Following the fall of the Gaddafi regime in Libya, the French saw an opportunity to open up Mali’s vast wealth of natural resources to Western markets.  Reports suggest that, upon organizing and arming Tuareg separatists in Libya, the French directed these fighters to capture Azawad and establish a new Tuareg state friendly to the West.  According to Boubacar Boris Diop, a Senegalese intellectual, “These strategists knew very well that this would lead to the collapse of the Malian government and the division of its territory. But this did not make them hesitate for a second.”  The Tuareg movement swept across Northern Mali, swiftly capturing town after town from the poorly-equipped Malian military.

The Malian soldiers, finally fed up with their inability to slow the Tuareg advance, staged a coup and overthrew ATT.  These events provoke the militias funded by ATT to fight for their very existence (their main political and financial backer having been deposed), eventually retaking all the land lost to the Tuaregs.  Without ATT to answer to, the militias claimed the territory for themselves, pushing ever closer to Bamako, the nation’s capital.  Following the fall of Kona, the French declared they could no longer sit by and watch the North African nation become overrun by Al-Qaeda linked rebels.  In January, 4,000 French soldiers landed in Bamako to support the new government’s military in the fight for survival. But, as Boubacar Boris Diop put it, “France clearly occupies the role of a pyromaniac firefighter. Everything suggests that the French will defeat the jihadists, but this victory will cost the Malians their government and their honor.” Essentially, from Diop’s perspective, France has supposedly incited a regional conflict in hopes of securing vast amounts of natural resources, showing little concern for the stability of the region. He points to France’s refusal to intervene in a conflict in the Central African Republic, another former French colony (lacking the vast natural resources of Mali), as evidence of France’s true intentions.

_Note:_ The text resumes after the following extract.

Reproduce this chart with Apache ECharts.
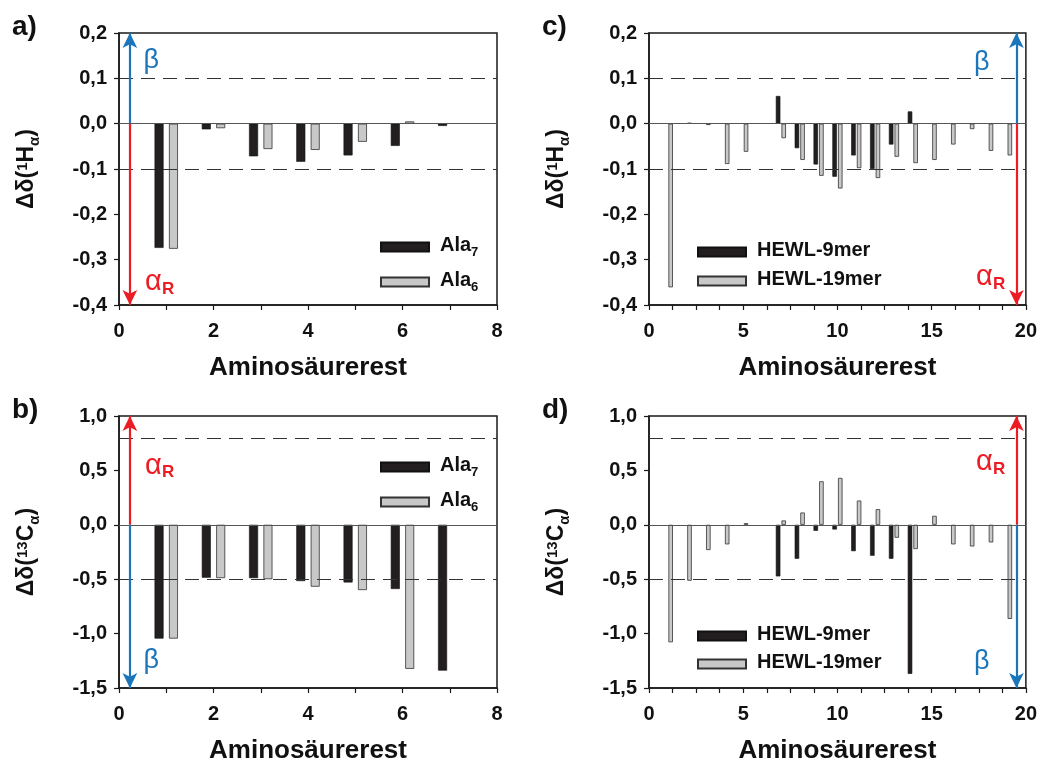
<!DOCTYPE html>
<html>
<head>
<meta charset="utf-8">
<title>Aminosäurerest</title>
<script src="https://cdn.jsdelivr.net/npm/echarts@6/dist/echarts.min.js"></script>
<style>
html, body { margin: 0; padding: 0; background: #fff; }
#main { width: 1040px; height: 767px; }
</style>
</head>
<body>
<div id="main"></div>
<script>
// residue numbers
var alaRes7 = [1, 2, 3, 4, 5, 6, 7];
var alaRes6 = [1, 2, 3, 4, 5, 6];
var hewlRes9 = [7, 8, 9, 10, 11, 12, 13, 14];
var hewlRes19 = [1, 2, 3, 4, 5, 6, 7, 8, 9, 10, 11, 12, 13, 14, 15, 16, 17, 18, 19];

// a) delta 1H-alpha
var ala7H = [-0.274, -0.0125, -0.072, -0.084, -0.070, -0.049, -0.005];
var ala6H = [-0.276, -0.010, -0.056, -0.058, -0.040, 0.005];
// b) delta 13C-alpha
var ala7C = [-1.046, -0.486, -0.490, -0.517, -0.530, -0.590, -1.340];
var ala6C = [-1.046, -0.490, -0.500, -0.569, -0.600, -1.324];
// c) delta 1H-alpha
var hewl9H = [0.061, -0.054, -0.090, -0.117, -0.070, -0.100, -0.046, 0.027];
var hewl19H = [-0.361, 0.002, -0.003, -0.089, -0.062, null, -0.032, -0.080, -0.115, -0.143,
               -0.098, -0.120, -0.073, -0.087, -0.080, -0.046, -0.012, -0.060, -0.070];
// d) delta 13C-alpha
var hewl9C = [-0.474, -0.312, -0.055, -0.043, -0.242, -0.284, -0.312, -1.370];
var hewl19C = [-1.080, -0.514, -0.232, -0.180, 0.015, null, 0.040, 0.113, 0.400, 0.431,
               0.223, 0.144, -0.119, -0.223, 0.083, -0.180, -0.199, -0.162, -0.865];

var FONT = "'Liberation Sans', Arial, Helvetica, sans-serif";
var BLUE = '#1b75bb', RED = '#ec1c24', BLACK = '#231f20', GRAY = '#c8c8c8';

function pairs(xs, ys) {
    var out = [];
    for (var i = 0; i < xs.length; i++) {
        if (ys[i] !== null) out.push([xs[i], ys[i]]);
    }
    return out;
}
function comma(v) {
    if (Math.abs(v) < 1e-9) v = 0;
    return v.toFixed(1).replace('.', ',');
}

var panels = [
    { letter: 'a)', left: 119, top: 33, xMax: 8, xInt: 2, xMinor: 2, yMin: -0.4, yMax: 0.2, yInt: 0.1,
      iso: '1', nuc: 'H', names: ['Ala7', 'Ala6'], xs: [alaRes7, alaRes6], ys: [ala7H, ala6H],
      dashed: [0.1, -0.1], arrowX: 0.23, up: 'b', bar: 9, gap: '60%',
      betaAt: [0.685, 0.14], alphaAt: [0.86, -0.35], legend: [380, 233, 9] },
    { letter: 'b)', left: 119, top: 416, xMax: 8, xInt: 2, xMinor: 2, yMin: -1.5, yMax: 1.0, yInt: 0.5,
      iso: '13', nuc: 'C', names: ['Ala7', 'Ala6'], xs: [alaRes7, alaRes6], ys: [ala7C, ala6C],
      dashed: [0.8, -0.5], arrowX: 0.23, up: 'a', bar: 9, gap: '60%',
      betaAt: [0.685, -1.25], alphaAt: [0.86, 0.54], legend: [380, 453, 9] },
    { letter: 'c)', left: 649, top: 33, xMax: 20, xInt: 5, xMinor: 4, yMin: -0.4, yMax: 0.2, yInt: 0.1,
      iso: '1', nuc: 'H', names: ['HEWL-9mer', 'HEWL-19mer'], xs: [hewlRes9, hewlRes19], ys: [hewl9H, hewl19H],
      dashed: [0.1, -0.1], arrowX: 19.5, up: 'b', bar: 4.5, gap: '25%',
      betaAt: [17.66, 0.135], alphaAt: [18.13, -0.339], legend: [697, 240, 9] },
    { letter: 'd)', left: 649, top: 416, xMax: 20, xInt: 5, xMinor: 4, yMin: -1.5, yMax: 1.0, yInt: 0.5,
      iso: '13', nuc: 'C', names: ['HEWL-9mer', 'HEWL-19mer'], xs: [hewlRes9, hewlRes19], ys: [hewl9C, hewl19C],
      dashed: [0.8, -0.5], arrowX: 19.5, up: 'a', bar: 4.5, gap: '25%',
      betaAt: [17.66, -1.26], alphaAt: [18.13, 0.57], legend: [697, 624, 8] }
];

var axisLineStyle = { color: '#1a1a1a', width: 1.5 };
var labelStyle = { fontFamily: FONT, fontSize: 20, fontWeight: 'bold', color: '#111' };

var option = {
    animation: false,
    backgroundColor: '#fff',
    title: [], grid: [], xAxis: [], yAxis: [], series: [], legend: []
};

panels.forEach(function (p, i) {
    option.title.push({
        text: p.letter, left: p.left - 107, top: p.top - 20, padding: 0,
        textStyle: { fontFamily: FONT, fontSize: 28, fontWeight: 'bold', color: '#111' }
    });
    option.grid.push({
        left: p.left, top: p.top, width: 378, height: 272,
        show: true, borderColor: '#1a1a1a', borderWidth: 1.5, backgroundColor: 'transparent'
    });
    option.xAxis.push({
        type: 'value', gridIndex: i, min: 0, max: p.xMax, interval: p.xInt,
        axisLine: { onZero: false, lineStyle: axisLineStyle },
        axisTick: { show: true, length: 5, lineStyle: { color: '#1a1a1a', width: 1.2 } },
        minorTick: { show: true, splitNumber: p.xMinor, length: 5, lineStyle: { color: '#1a1a1a', width: 1.2 } },
        splitLine: { show: false }, minorSplitLine: { show: false },
        axisLabel: Object.assign({ margin: 16 }, labelStyle),
        name: 'Aminosäurerest', nameLocation: 'middle', nameGap: 50,
        nameTextStyle: { fontFamily: FONT, fontSize: 26, fontWeight: 'bold', color: '#111' }
    });
    option.yAxis.push({
        type: 'value', gridIndex: i, min: p.yMin, max: p.yMax, interval: p.yInt,
        axisLine: { onZero: false, lineStyle: axisLineStyle },
        axisTick: { show: true, length: 5, lineStyle: { color: '#1a1a1a', width: 1.2 } },
        splitLine: { show: false },
        axisLabel: Object.assign({ margin: 12, formatter: comma }, labelStyle),
        name: '{m|Δδ(}{sup|' + p.iso + '}{m|' + p.nuc + '}{sub|α}{m|)}',
        nameLocation: 'middle', nameGap: 77,
        nameTextStyle: {
            fontFamily: FONT, color: '#111',
            rich: {
                m: { fontFamily: FONT, fontSize: 23, fontWeight: 'bold', lineHeight: 27, verticalAlign: 'top', color: '#111' },
                sup: { fontFamily: FONT, fontSize: 15, fontWeight: 'bold', lineHeight: 15, verticalAlign: 'top', color: '#111' },
                sub: { fontFamily: FONT, fontSize: 15, fontWeight: 'bold', lineHeight: 15, padding: [15, 0, 0, 0], verticalAlign: 'bottom', color: '#111' }
            }
        }
    });

    var upColor = p.up === 'b' ? BLUE : RED;
    var downColor = p.up === 'b' ? RED : BLUE;

    option.series.push({
        type: 'bar', name: p.names[0], xAxisIndex: i, yAxisIndex: i,
        data: pairs(p.xs[0], p.ys[0]),
        barWidth: p.bar, barGap: p.gap,
        itemStyle: { color: BLACK, borderColor: '#111', borderWidth: 0.6 },
        z: 3
    });
    option.series.push({
        type: 'bar', name: p.names[1], xAxisIndex: i, yAxisIndex: i,
        data: pairs(p.xs[1], p.ys[1]),
        barWidth: p.bar, barGap: p.gap,
        itemStyle: { color: GRAY, borderColor: '#333', borderWidth: 0.8 },
        z: 3
    });

    // helper series: reference lines, arrows and greek labels
    var refLines = [{ yAxis: 0, lineStyle: { color: '#555', width: 1, type: 'solid' } }];
    p.dashed.forEach(function (v) {
        refLines.push({ yAxis: v, lineStyle: { color: '#333', width: 1.2, type: [14, 8] } });
    });
    option.series.push({
        type: 'line', xAxisIndex: i, yAxisIndex: i, data: [], z: 1,
        markLine: { silent: true, symbol: 'none', label: { show: false }, data: refLines }
    });
    option.series.push({
        type: 'line', xAxisIndex: i, yAxisIndex: i, data: [], z: 4,
        markLine: {
            silent: true, symbol: ['none', 'arrow'], symbolSize: [11, 15],
            label: { show: false },
            data: [
                [{ coord: [p.arrowX, 0], lineStyle: { color: upColor, width: 2.2, type: 'solid' } }, { coord: [p.arrowX, p.yMax] }],
                [{ coord: [p.arrowX, 0], lineStyle: { color: downColor, width: 2.2, type: 'solid' } }, { coord: [p.arrowX, p.yMin] }]
            ]
        },
        markPoint: {
            silent: true, symbol: 'rect', symbolSize: 1,
            itemStyle: { color: 'transparent' },
            label: {
                show: true, position: 'inside',
                rich: {
                    b: { fontFamily: FONT, fontSize: 27, color: BLUE, lineHeight: 30 },
                    a: { fontFamily: FONT, fontSize: 29, color: RED, lineHeight: 30, verticalAlign: 'top' },
                    r: { fontFamily: FONT, fontSize: 17, fontWeight: 'bold', color: RED, lineHeight: 17, padding: [16, 0, 0, 0], verticalAlign: 'bottom' }
                }
            },
            data: [
                { coord: p.betaAt, label: { formatter: '{b|β}' } },
                { coord: p.alphaAt, label: { formatter: '{a|α}{r|R}' } }
            ]
        }
    });

    var isAla = p.names[0] === 'Ala7';
    option.legend.push({
        data: p.names, left: p.legend[0], top: p.legend[1], orient: 'vertical',
        padding: 0, itemGap: p.legend[2], itemWidth: 48, itemHeight: 9, icon: 'rect',
        selectedMode: false,
        formatter: function (name) {
            if (isAla) return '{n|Ala}{s|' + name.slice(3) + '}';
            return '{n|' + name + '}';
        },
        textStyle: {
            fontFamily: FONT, color: '#111',
            rich: {
                n: { fontFamily: FONT, fontSize: 20, fontWeight: 'bold', lineHeight: 24, verticalAlign: 'top', padding: [0, 0, 0, 6], color: '#111' },
                s: { fontFamily: FONT, fontSize: 13, fontWeight: 'bold', lineHeight: 13, padding: [13, 0, 0, 0], verticalAlign: 'bottom', color: '#111' }
            }
        }
    });
});

var chart = echarts.init(document.getElementById('main'));
chart.setOption(option);
</script>
</body>
</html>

But will this conflict only cost Malians their government and honor?  Will Mali be the only state in the region affected by this ongoing conflict?

Though Ansar Dine and the other Islamic militias initially showed few signs of serious resistance, in recent weeks they have returned with a vengeance, conducting several large scale assaults on Gao with both guerrilla soldiers and suicide bombers – the latter being a first in Malian history.  As these rebels take up positions in remote mountainous posts near Mali’s porous borders, where a protracted resistance seems likely, a situation resembling that of Afghanistan seems to become more and more a reality.  Already, France has extended what was supposed to be a quick intervention twice, recently announcing that its forces would remain in Mali until April.

The prolonged presence of Western forces, along with the degree of destruction being dealt to Mali’s infrastructure, has led many to believe that this conflict may lead to greater insecurity and destabilization throughout the region, igniting a “war of shadows.”  According to Jonathan Marcus, a BBC diplomatic correspondent, the type of war that would be needed to defeat these rebels would be similar to that which the US has waged in Iraq and Afghanistan – a war that France alone does not have the means to maintain. One should also remember that, even with the technological capability to wage such a war, the United States has hardly been victorious in the wars it has fought that resemble this conflict.

Despite France’s insistence that this will still be a “swift” operation, all signs seem to suggest that the annihilation of Ansar Dine and other related militias is far from over.  With ever increasing levels of destruction and human loss, the future will most likely witness an escalation in the ferocity with which this conflict is fought, serving to fuel further instability throughout the region.  And though the claim by France to be fighting Al-Qaeda linked rebels is true, that does not make the distinction between the good and bad in this conflict an easy one to make.

 


The views expressed in this article are the author’s own and do not necessarily reflect Chicago Monitor’s editorial policy.